Public awareness of the study and its findings has led to significant behavioural changes, predominately resulting in the swift decline of HRT prescriptions throughout Europe and the US from 2003. In contrast to the increase in HRT prescriptions between 1991 and 1996, which remained stable through to 2001, sales of HRT fell by 50% between 2002 and 2005 following the publication of the Million Women Study and the Women's Health Initiative study.

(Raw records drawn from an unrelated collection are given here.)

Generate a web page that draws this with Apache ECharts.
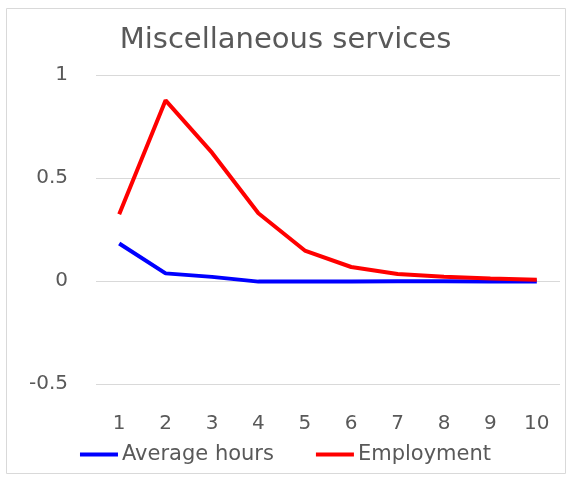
<!DOCTYPE html>
<html>
<head>
<meta charset="utf-8">
<script src="https://cdn.jsdelivr.net/npm/echarts@6/dist/echarts.min.js"></script>
<style>
  html, body { margin: 0; padding: 0; background: #fff; }
  #chart { width: 571px; height: 479px; }
</style>
</head>
<body>
<div id="chart"></div>
<script>
// periods after the shock
var periods = ['1', '2', '3', '4', '5', '6', '7', '8', '9', '10'];
var avgHours = [0.182, 0.037, 0.020, -0.003, -0.003, -0.003, -0.001, -0.001, -0.002, -0.002];
var employment = [0.324, 0.877, 0.623, 0.329, 0.148, 0.068, 0.034, 0.021, 0.012, 0.006];

var textColor = '#595959';
var fontName = 'DejaVu Sans';

var myChart = echarts.init(document.getElementById('chart'));
var option = {
    animation: false,
    graphic: [{
        type: 'rect',
        shape: {x: 6.5, y: 8.5, width: 559, height: 465},
        style: {fill: 'none', stroke: '#d9d9d9', lineWidth: 1},
        silent: true
    }],
    title: {
        text: 'Miscellaneous services',
        left: 'center',
        top: 21,
        textStyle: {color: textColor, fontFamily: fontName, fontWeight: 'normal', fontSize: 29}
    },
    legend: {
        bottom: 9,
        left: 'center',
        icon: 'rect',
        itemWidth: 38,
        itemHeight: 4,
        itemGap: 42,
        textStyle: {color: textColor, fontFamily: fontName, fontSize: 21, padding: [0, 0, 0, -1]},
        data: ['Average hours', 'Employment']
    },
    grid: {
        left: 96,
        right: 11,
        top: 75,
        bottom: 95
    },
    xAxis: {
        type: 'category',
        data: periods,
        boundaryGap: true,
        axisLine: {show: false},
        axisTick: {show: false},
        axisLabel: {color: textColor, fontFamily: fontName, fontSize: 20, margin: 30}
    },
    yAxis: {
        type: 'value',
        min: -0.5,
        max: 1,
        interval: 0.5,
        axisLabel: {color: textColor, fontFamily: fontName, fontSize: 20, margin: 28},
        splitLine: {lineStyle: {color: '#d9d9d9', width: 1}}
    },
    series: [{
        name: 'Average hours',
        type: 'line',
        data: avgHours,
        symbol: 'none',
        lineStyle: {color: '#0000ff', width: 4},
        itemStyle: {color: '#0000ff'}
    }, {
        name: 'Employment',
        type: 'line',
        data: employment,
        symbol: 'none',
        lineStyle: {color: '#ff0000', width: 4},
        itemStyle: {color: '#ff0000'}
    }]
};
myChart.setOption(option);
</script>
</body>
</html>
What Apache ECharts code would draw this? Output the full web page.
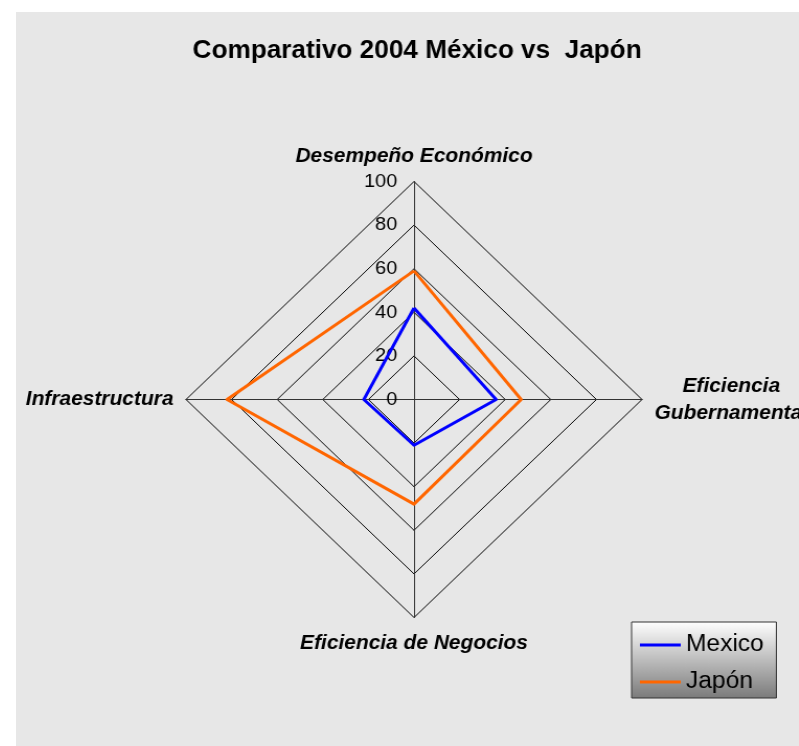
<!DOCTYPE html>
<html>
<head>
<meta charset="utf-8">
<script src="https://cdn.jsdelivr.net/npm/echarts@6/dist/echarts.min.js"></script>
<style>
  html, body { margin: 0; padding: 0; background: #ffffff; overflow: hidden; }
  #bg { position: absolute; left: 16px; top: 12px; width: 783px; height: 734px; background: #e7e7e7; }
  #chart { position: absolute; left: 0; top: 0; width: 799px; height: 746px;
           transform: scaleX(1.046); transform-origin: 414px 0; }
</style>
</head>
<body>
<div id="bg"></div>
<div id="chart"></div>
<script>
// Data
var chartTitle = 'Comparativo 2004 México vs  Japón';
var indicatorNames = ['Desempeño Económico', 'Infraestructura', 'Eficiencia de Negocios', 'Eficiencia\nGubernamental'];
var seriesNames = ['Mexico', 'Japón'];
var mexicoValues = [42, 22, 21, 36];
var japonValues = [59, 82, 48, 47];
var tickLabels = [0, 20, 40, 60, 80, 100];

var CX = 414, CY = 399.5, R = 218;
var FONT = 'Liberation Sans, Arial, sans-serif';
var chart = echarts.init(document.getElementById('chart'), null, { renderer: 'canvas' });

var option = {
  backgroundColor: 'transparent',
  animation: false,
  title: {
    text: chartTitle,
    left: 412,
    top: 34,
    textAlign: 'center',
    textStyle: { fontFamily: FONT, fontSize: 25, fontWeight: 'bold', color: '#000' }
  },
  legend: {
    orient: 'vertical',
    left: 622,
    top: 622,
    data: seriesNames,
    icon: 'rect',
    itemWidth: 39,
    itemHeight: 3,
    itemGap: 11,
    padding: [10, 12, 3, 8],
    borderColor: '#333',
    borderWidth: 1,
    backgroundColor: new echarts.graphic.LinearGradient(0, 0, 0, 1, [
      { offset: 0, color: '#ffffff' },
      { offset: 1, color: '#7a7a7a' }
    ]),
    textStyle: { fontFamily: FONT, fontSize: 23.5, color: '#000', lineHeight: 26 }
  },
  grid: { left: CX, top: CY - R, width: 1, height: R, containLabel: false },
  xAxis: { type: 'value', show: false, min: 0, max: 1 },
  yAxis: {
    type: 'value', min: 0, max: 100, interval: 20,
    axisLine: { show: false }, axisTick: { show: false }, splitLine: { show: false },
    axisLabel: {
      margin: 16,
      fontFamily: FONT, fontSize: 19, color: '#000',
      formatter: function (v) { return tickLabels.indexOf(v) >= 0 ? String(v) : ''; }
    }
  },
  radar: {
    center: [CX, CY],
    radius: R,
    shape: 'polygon',
    splitNumber: 5,
    nameGap: 12,
    indicator: indicatorNames.map(function (n) { return { name: n, min: 0, max: 100 }; }),
    axisName: {
      color: '#000',
      fontFamily: FONT,
      fontSize: 20,
      fontWeight: 'bold',
      fontStyle: 'italic',
      formatter: function (name) {
        return name.split('\n').map(function (s) { return '{c|' + s + '}'; }).join('\n');
      },
      rich: {
        c: { align: 'center', fontFamily: FONT, fontSize: 20, fontWeight: 'bold', fontStyle: 'italic', color: '#000', lineHeight: 27 }
      }
    },
    axisLine: { lineStyle: { color: '#333', width: 1 } },
    splitLine: { lineStyle: { color: '#000', width: 1 } },
    splitArea: { show: false },
    axisLabel: { show: false }
  },
  series: [{
    type: 'radar',
    symbol: 'none',
    data: [
      { name: seriesNames[0], value: mexicoValues, lineStyle: { color: '#0000ff', width: 3 }, itemStyle: { color: '#0000ff' } },
      { name: seriesNames[1], value: japonValues, lineStyle: { color: '#ff6600', width: 3 }, itemStyle: { color: '#ff6600' } }
    ]
  }]
};
chart.setOption(option);
</script>
</body>
</html>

A number of recent studies have shown that the Million Women Study continues to impact women’s health and behavioural patterns in Europe. Research examining breast cancer incidence trends in Sweden between 1997 and 2007, showed that the prevalence of HRT use in women aged 50–59 years decreased from a peak of 36% in 1999 to 9% in 2007, a parallel decrease in incidence of breast cancer was also reported between 2003 and 2007. A recent report assessing breast cancer incidence in Belgium between 2007 and 2008 also showed a significant drop in breast cancer incidence attributed to the decrease in HRT use in Belgium during and leading up 2008.